Concatenative and parametric text-to-speech (TTS) systems differ in their underlying approaches to generating speech. Concatenative TTS uses a database of pre-recorded speech segments (like words, syllables, or phonemes) and combines them to form sentences. For example, a system might stitch together recordings of the word "hello" and "world" to say "hello world." This method relies on having a large, high-quality dataset of spoken units. If the required units are present and match the target context, the output sounds natural. However, gaps in the database or mismatches between units (like differing intonation) can lead to robotic or inconsistent speech.
Parametric TTS, on the other hand, generates speech from scratch using mathematical models. Instead of stitching audio clips, it produces speech parameters (like pitch, duration, and spectral features) using algorithms such as Hidden Markov Models (HMMs) or neural networks. These parameters are then converted to audio using a vocoder. For example, a parametric system like WaveNet or Tacotron uses deep learning to predict raw audio waveforms directly. This approach is more flexible, as it can synthesize new words or accents not explicitly in a dataset. However, early parametric systems often sounded less natural than concatenative ones due to limitations in modeling and vocoder quality.

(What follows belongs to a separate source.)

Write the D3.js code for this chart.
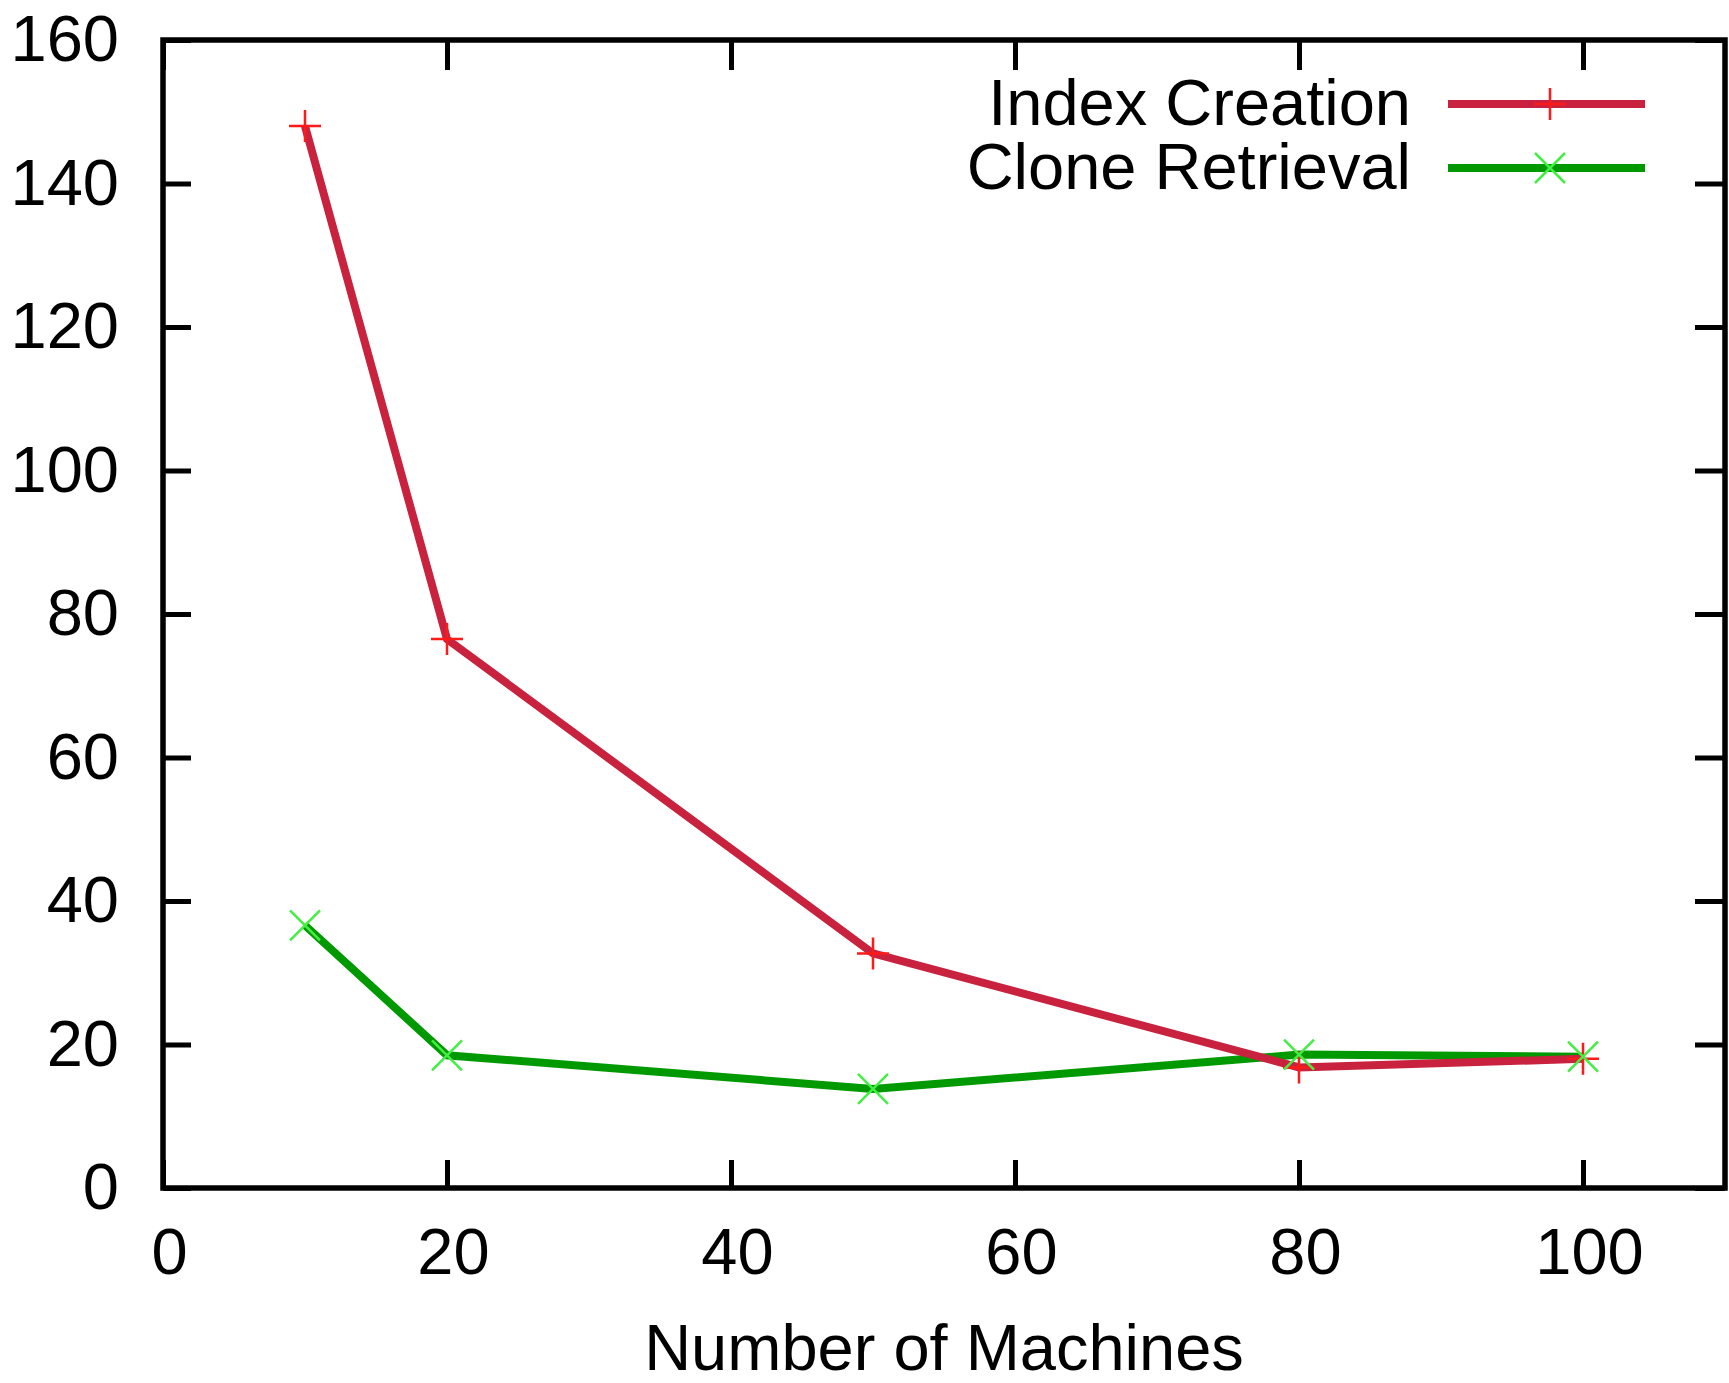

The key trade-offs lie in flexibility, naturalness, and computational demands. Concatenative systems excel in naturalness when the database is comprehensive but struggle with dynamic changes (e.g., new vocabulary or speaking styles). Parametric systems adapt better to new contexts and allow finer control over speech characteristics (e.g., emotion or speed) but require more computational power and advanced modeling to achieve high quality. Modern hybrid approaches, like using neural networks to enhance concatenative methods, aim to balance these strengths. Developers choose between them based on factors like use case (static vs. dynamic content), resource availability, and desired speech quality.